Ovarian cancer detection may become easier and without an expensive bill attached as researchers developed the first test that screens for this and seven other common cancer types using a simple blood sample.
The test, called CancerSEEK, measures the levels of proteins specific for eight common cancers in the U.S., five of which have no current standard screening test, and detects mutations in cancer genes from DNA circulating in the blood.
“The use of a combination of selected biomarkers for early detection has the potential to change the way we screen for cancer, and it is based on the same rationale for using combinations of drugs to treat cancers,” study lead author Nickolas Papadopoulos, PhD, professor of oncology and pathology at Johns Hopkins University School of Medicine, said in a press release.
The study, “Detection and localization of surgically resectable cancers with a multi-analyte blood test,” was published in the journal Science.
The researchers at Johns Hopkins Kimmel Cancer Center began testing several genes and proteins and came down to segments of 16 genes and eight proteins to test further.
They tested it in 812 healthy controls and found only seven false positives – when a condition is detected as present when in fact it is not – rendering a 99 percent specificity for cancer.
“Very high specificity was essential because false-positive results can subject patients to unnecessary invasive follow-up tests and procedures to confirm the presence of cancer,” said Kenneth Kinzler, PhD, a professor of oncology and the co-director of the Ludwig Center for Cancer Genetics at Johns Hopkins.
They then evaluated the test’s performance in 1,005 patients with non-metastatic ovarian cancer, ranging from early to advanced stages (I to III), and seven additional cancers – liver, stomach, pancreas, esophagus, colorectum, lung, and breast.
The test’s sensitivity (its ability to detect cancer) was the highest for ovarian cancer – 98 percent – and the lowest for breast cancer – 33 percent. The median overall sensitivity was 70 percent.
“A novelty of our classification method is that it combines the probability of observing various DNA mutations together with the levels of several proteins in order to make the final call,” said Cristian Tomasetti, PhD, associate professor of oncology and biostatistics, who developed the algorithm.
“Another new aspect of our approach is that it uses machine learning to enable the test to accurately determine the location of a tumor down to a small number of anatomic sites in 83 percent of patients,” he said.
While the test only detects a small subset of cancer types, many of them would likely go undetected because no current screening tests exist for them.
“Many of the most promising cancer treatments we have today only benefit a small minority of cancer patients, and we consider them major breakthroughs. If we are going to make progress in early cancer detection, we have to begin looking at it in a more realistic way, recognizing that no test will detect all cancers,” said Bert Vogelstein, MD, co-director of the Ludwig Center, Clayton Professor of Oncology, and investigator at the Howard Hughes Medical Institute at Johns Hopkins.

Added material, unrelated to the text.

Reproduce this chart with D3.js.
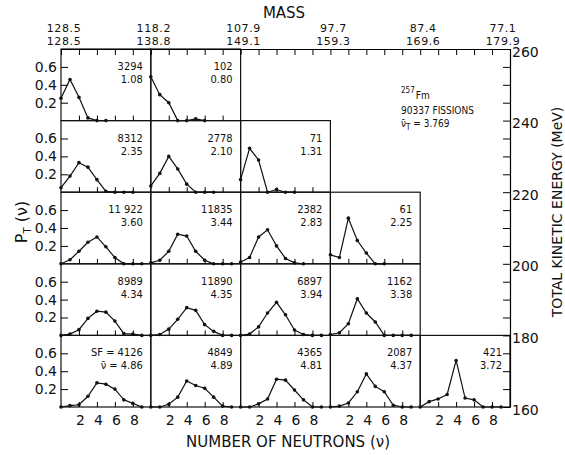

The CancerSEEK test is the outcome of decades of international research into the genetic basis of cancer, and based at the Ludwig Center at Johns Hopkins,
The number of DNA bases analyzed in the CancerSEEK test was carefully determined according to the principle of diminishing returns.
“The more DNA bases you assay, the more mutations you are capable of finding, but eventually you reach a point of diminishing returns,” Cohen said. “We designed our test to reflect this point of diminishing returns, including the DNA markers that were useful to detecting the cancers and eliminating those that did not add benefit.”
As a result, they included a low but highly representative number of markers of cancerous DNA.
“Circulating tumor DNA mutations can be highly specific markers for cancer. To capitalize on this inherent specificity, we sought to develop a small yet robust panel that could detect at least one mutation in the vast majority of cancers,” said Joshua Cohen, an MD-PhD student at the Johns Hopkins School of Medicine and the study’s first author. “In fact, keeping the mutation panel small is essential to minimize false-positive results and keep such screening tests affordable.”
“This test represents the next step in changing the focus of cancer research from late-stage disease to early disease, which I believe will be critical to reducing cancer deaths in the long term,” Vogelstein added.
The CancerSEEK test is performed as a routine blood test, with the potential to be included in routine clinical practice and substantially impact patients’ lives.
“Earlier detection provides many ways to improve outcomes for patients. Optimally, cancers would be detected early enough that they could be cured by surgery alone, but even cancers that are not curable by surgery alone will respond better to systemic therapies when there is less advanced disease,” said Anne Marie Lennon, MD, PhD, associate professor of medicine, surgery, and radiology, clinical director of gastroenterology, and director of the Multidisciplinary Pancreatic Cyst Program.
Also, the price of the test is in line with currently available screening tests for single cancers, such as a colonoscopy for colorectal cancer. Researchers estimate that the CancerSEEK test will eventually cost less than $500.
“To actually establish the clinical utility of CancerSEEK and to demonstrate that it can save lives, prospective studies of all incident cancer types in a large population will be required,” the study concluded.